# Door edge bit usage?



## Mark_M82 (May 18, 2014)

Hey Guys,
I'm making raised panel doors. I'm using a door edge router bit from MLCS (#7854). I'm running my door upside down against the fence. I'm having an issue when I get to the end of the door (image attached). Could someone please explain the proper routing technique to get the sides straight.

Thanks,
Mark


----------



## Stick486 (Jan 4, 2013)

Mark_M82 said:


> Hey Guys,
> I'm making raised panel doors. I'm using a door edge router bit from MLCS (#7854). I'm running my door upside down against the fence. I'm having an issue when I get to the end of the door (image attached). Could someone please explain the proper routing technique to get the sides straight.
> 
> Thanks,
> Mark


that's a fence in coplanar w/ the bearing issue...
the two halves of the tables fence are off set...
or...
you are pushing the stock into the bit more than you are pushing it against the fence...
or...
the edge of the stock where the bearing rides isn't straight and smooth...
or... 
the height of the bit isn't copastatic w/ the guiding edge of the stock...
or...
the halves of the fence are too far away from the bit allowing you to "pivot the stock while it's being cut....

close the gap... move the inside ends of the fence as close as you can get them to the cutter...
get the fence in coplanar with the bit's bearing... use a straight edge and lay it across the face of the fence and the outside edge of the bearing...
make everything in line/flush...
set the height.. make sure the material is flat and the bearing isn't leaving guiding edge the material...

if this the issue and changing the height doesn't fix it put a layer or two of making tape on the straight edge where the straight edge comes in contact w/ the bearing only...
set the fence to the straight edge and do your cutting w/o using the bearing...


----------



## fire65 (Oct 29, 2008)

Looks like Stick pretty well covered it. I use a home made zero clearance fence for my door bit.


----------



## MT Stringer (Aug 15, 2012)

+ What they said.

I have had problems with the opening in the fence being too large for the bit being used. And some of the other stuff Stick pointed out.

I make darn sure the fence is aligned with the bearing on the cutter.
If necessary (as I did), attach a temporary fence that has a tight opening to give near zero clearance so your workpiece will pass the cutter without waiver.

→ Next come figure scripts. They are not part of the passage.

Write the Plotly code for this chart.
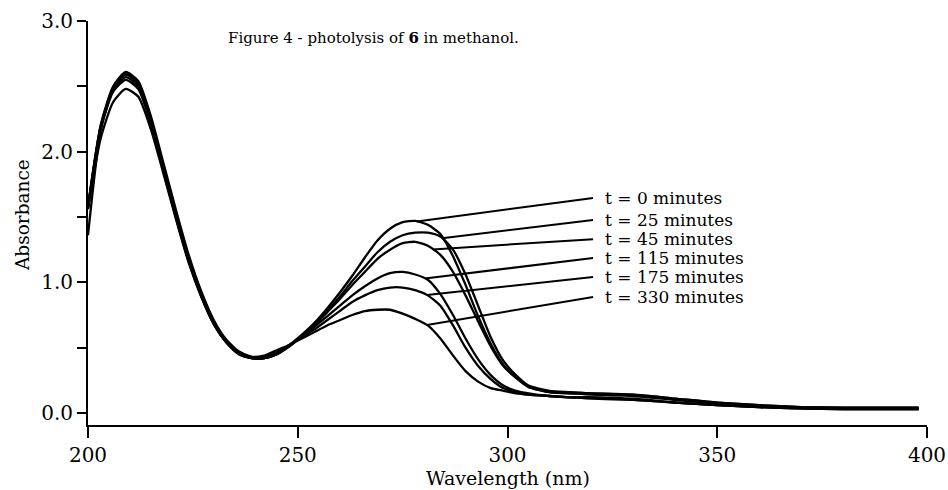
import numpy as np
import plotly.graph_objects as go

wavelength = [200, 203, 206, 209, 212, 215, 218, 221, 224, 227, 230, 233, 236, 239, 242,
              245, 248, 251, 254, 257, 260, 263, 266, 269, 272, 275, 278, 281, 284, 287,
              290, 293, 296, 299, 302, 305, 310, 315, 320, 330, 340, 350, 360, 370, 380,
              390, 398]

abs_t0 = [1.36, 2.16, 2.48, 2.60, 2.52, 2.24, 1.88, 1.52, 1.18, 0.91, 0.69, 0.55, 0.46, 0.42, 0.42,
          0.45, 0.52, 0.60, 0.69, 0.80, 0.92, 1.05, 1.19, 1.32, 1.41, 1.46, 1.47, 1.44, 1.37, 1.20,
          0.98, 0.74, 0.53, 0.37, 0.27, 0.20, 0.16, 0.15, 0.15, 0.14, 0.11, 0.08, 0.06, 0.045, 0.04,
          0.04, 0.04]
abs_t25 = [1.58, 2.20, 2.50, 2.61, 2.54, 2.27, 1.91, 1.55, 1.21, 0.93, 0.71, 0.56, 0.47, 0.43, 0.42,
           0.45, 0.51, 0.59, 0.68, 0.78, 0.89, 1.01, 1.12, 1.23, 1.31, 1.36, 1.38, 1.38, 1.35, 1.25,
           1.06, 0.82, 0.58, 0.40, 0.29, 0.21, 0.17, 0.16, 0.15, 0.14, 0.11, 0.08, 0.06, 0.045, 0.04,
           0.04, 0.04]
abs_t45 = [1.58, 2.19, 2.49, 2.59, 2.52, 2.25, 1.89, 1.53, 1.19, 0.92, 0.70, 0.55, 0.46, 0.42, 0.42,
           0.45, 0.51, 0.59, 0.67, 0.77, 0.87, 0.98, 1.08, 1.18, 1.25, 1.30, 1.31, 1.28, 1.21, 1.08,
           0.90, 0.70, 0.51, 0.36, 0.27, 0.20, 0.16, 0.15, 0.14, 0.13, 0.10, 0.07, 0.05, 0.04, 0.035,
           0.035, 0.035]
abs_t115 = [1.57, 2.18, 2.47, 2.57, 2.50, 2.23, 1.87, 1.51, 1.17, 0.90, 0.68, 0.54, 0.45, 0.42, 0.42,
            0.46, 0.52, 0.59, 0.66, 0.74, 0.82, 0.90, 0.97, 1.03, 1.07, 1.08, 1.06, 1.02, 0.91, 0.75,
            0.57, 0.41, 0.29, 0.21, 0.17, 0.15, 0.13, 0.12, 0.12, 0.11, 0.08, 0.06, 0.045, 0.035, 0.03,
            0.03, 0.03]
abs_t175 = [1.57, 2.17, 2.46, 2.55, 2.48, 2.21, 1.85, 1.49, 1.16, 0.89, 0.68, 0.54, 0.45, 0.42, 0.43,
            0.46, 0.52, 0.58, 0.64, 0.71, 0.78, 0.85, 0.90, 0.94, 0.96, 0.96, 0.94, 0.90, 0.82, 0.67,
            0.50, 0.36, 0.26, 0.19, 0.16, 0.14, 0.13, 0.12, 0.12, 0.10, 0.08, 0.06, 0.045, 0.035, 0.03,
            0.03, 0.03]
abs_t330 = [1.56, 2.10, 2.38, 2.48, 2.42, 2.17, 1.83, 1.48, 1.15, 0.89, 0.68, 0.54, 0.46, 0.43, 0.44,
            0.48, 0.52, 0.57, 0.62, 0.67, 0.71, 0.75, 0.78, 0.79, 0.79, 0.76, 0.72, 0.67, 0.57, 0.44,
            0.32, 0.24, 0.19, 0.17, 0.15, 0.14, 0.13, 0.12, 0.11, 0.10, 0.08, 0.06, 0.045, 0.035, 0.03,
            0.03, 0.03]

series = [abs_t0, abs_t25, abs_t45, abs_t115, abs_t175, abs_t330]
labels = ["t = 0 minutes", "t = 25 minutes", "t = 45 minutes",
          "t = 115 minutes", "t = 175 minutes", "t = 330 minutes"]
leader_wl = [278.4, 284.4, 282.2, 280.3, 280.8, 280.8]
leader_end_wl = 320.4
label_wl = 323.0
label_abs = [1.645, 1.477, 1.33, 1.186, 1.04, 0.888]

x_ticks = [200, 250, 300, 350, 400]
y_ticks = [0.0, 1.0, 2.0, 3.0]

FONT = "DejaVu Serif"

fig = go.Figure()
for ys in series:
    fig.add_trace(go.Scatter(x=wavelength, y=ys, mode="lines",
                             line=dict(color="black", width=2.3, shape="spline", smoothing=0.6),
                             showlegend=False, hoverinfo="skip"))

for wl, ys, la, lab in zip(leader_wl, series, label_abs, labels):
    y0 = float(np.interp(wl, wavelength, ys))
    fig.add_trace(go.Scatter(x=[wl, leader_end_wl], y=[y0, la], mode="lines",
                             line=dict(color="black", width=2),
                             showlegend=False, hoverinfo="skip"))
    fig.add_annotation(x=label_wl, y=la, xref="x", yref="y", text=lab, showarrow=False,
                       xanchor="left", yanchor="middle", borderpad=0,
                       font=dict(family=FONT, size=17, color="black"))

fig.add_annotation(x=268, y=2.87, xref="x", yref="y",
                   text="Figure 4 - photolysis of <b>6</b> in methanol.", showarrow=False,
                   xanchor="center", yanchor="middle",
                   font=dict(family=FONT, size=15, color="black"))
fig.add_annotation(x=0, y=1.515, xref="paper", yref="y", text="Absorbance", textangle=-90,
                   showarrow=False, xanchor="center", yanchor="middle", xshift=-66,
                   font=dict(family=FONT, size=18.5, color="black"))
fig.add_annotation(x=300, y=0, xref="x", yref="paper", text="Wavelength (nm)",
                   showarrow=False, xanchor="center", yanchor="middle", yshift=-53,
                   font=dict(family=FONT, size=19, color="black"))

fig.update_xaxes(range=[200, 400], tickvals=x_ticks, ticktext=[str(v) for v in x_ticks],
                 automargin=False,
                 showgrid=False, zeroline=False, showline=True, linecolor="black", linewidth=2,
                 ticks="outside", ticklen=11, tickwidth=2, tickcolor="black",
                 tickfont=dict(family=FONT, size=20, color="black"))
fig.update_yaxes(range=[-0.092, 3.0], tickvals=y_ticks, ticktext=["%.1f" % v for v in y_ticks],
                 automargin=False,
                 showgrid=False, zeroline=False, showline=True, linecolor="black", linewidth=2,
                 ticks="outside", ticklen=9, tickwidth=2, tickcolor="black",
                 minor=dict(tickvals=[0.5, 1.5, 2.5], ticks="outside", ticklen=9,
                            tickwidth=2, tickcolor="black", showgrid=False),
                 tickfont=dict(family=FONT, size=20, color="black"))

fig.update_layout(width=948, height=490, margin=dict(l=88, r=21, t=21, b=65),
                  plot_bgcolor="white", paper_bgcolor="white")

fig.write_html("out.html", config={"displayModeBar": False},
               post_script="document.body.style.margin='0';document.body.style.overflow='hidden';")
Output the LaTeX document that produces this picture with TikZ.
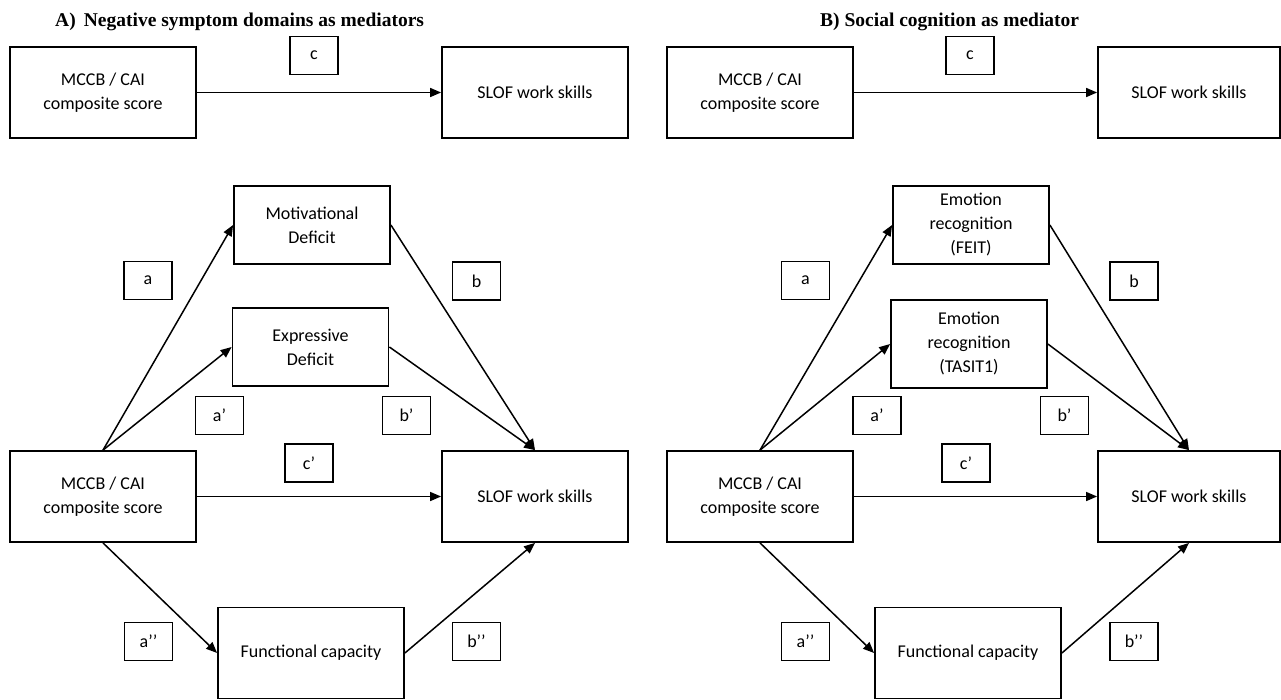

I do whatever it takes to get-r-done. 

Here are a few pics.
Hope this helps.
Mike


----------



## Mark_M82 (May 18, 2014)

Guy, thanks for the replies!

I'm thinking it was a combination of things you mentioned. The bit I found was alittle tricky since it doesn't have a bearing guide. What would be the best method of setting proper height and aligning the fence in a situation like this?


----------



## Stick486 (Jan 4, 2013)

Mark_M82 said:


> Guy, thanks for the replies!
> 
> I'm thinking it was a combination of things you mentioned. The bit I found was alittle tricky since it doesn't have a bearing guide. What would be the best method of setting proper height and aligning the fence in a situation like this?


that's a door pull bit...

that bit will require an offset fence...

use a long piece of scrap....
set the feed side fence pretty much where you think it should be...
back the out feed side fence out of the way....
run a test cut for say 6" on the scrap...
keep the scrap pushed up against the in feed fence during the cut...
cease cutting and remove the test cut piece....
shut down the router.....
put the test piece back in place where you stopped cutting...
hold the piece firmly in place w/ your feather board.....
bring up the out feed fence to the cut....
take your straight edge and set it to the two fences...
it should be tight to the in feed fence's and there will be a gap between the straight edge and the face of the out feed fence...
measure this gap at the router bit...
make this gap/measurement *exactly* the same at the far end og the out feed fence...
finish your test cut...
are you in your happiness??? good... 
No??? tweak things till you are... 

*note...*

when you make your cuts make sure you balance the hold to the fence pressures for both fences simultaneously as best as you can...
too much to one or the other will pivot the piece and you will experience unhappiness...

you will be making multiple cuts till you get where you want to be... 
every cut will require readjusting both fences each time....


----------



## Mark_M82 (May 18, 2014)

Stick,
Ahh.. Makes perfect sense now. Thanks so much!


----------



## Cherryville Chuck (Sep 28, 2010)

I've used the same basic profile without using an offset fence. I take a dowel rod that will fit tight into the inside radius and set the fence using that. The fence has to be dead even with the shallowest part of the radius and it may take a trial or two to get it perfect. You are better off to have the fence set a little too far forward than a little too far back. A very tiny flat will sand out quickly when you dress the edge up. Too far back will leave a small dig like the one you've already experienced.


----------



## Bushwhacker (Jun 16, 2009)

*Edge door bit usage.*



Mark_M82 said:


> Hey Guys,
> I'm making raised panel doors. I'm using a door edge router bit from MLCS (#7854). I'm running my door upside down against the fence. I'm having an issue when I get to the end of the door (image attached). Could someone please explain the proper routing technique to get the sides straight.
> 
> Thanks,
> Mark


I was having this same problem until I realized that I was the one making it bite into the stock at the end of the route. I solved this by applying pressure at the front of the stock all the way through the cut. Or by clamping my stock to a sled. Plus I added a 1/4 inch piece of plywood to my fence and made the space for the bit as small as possible.


----------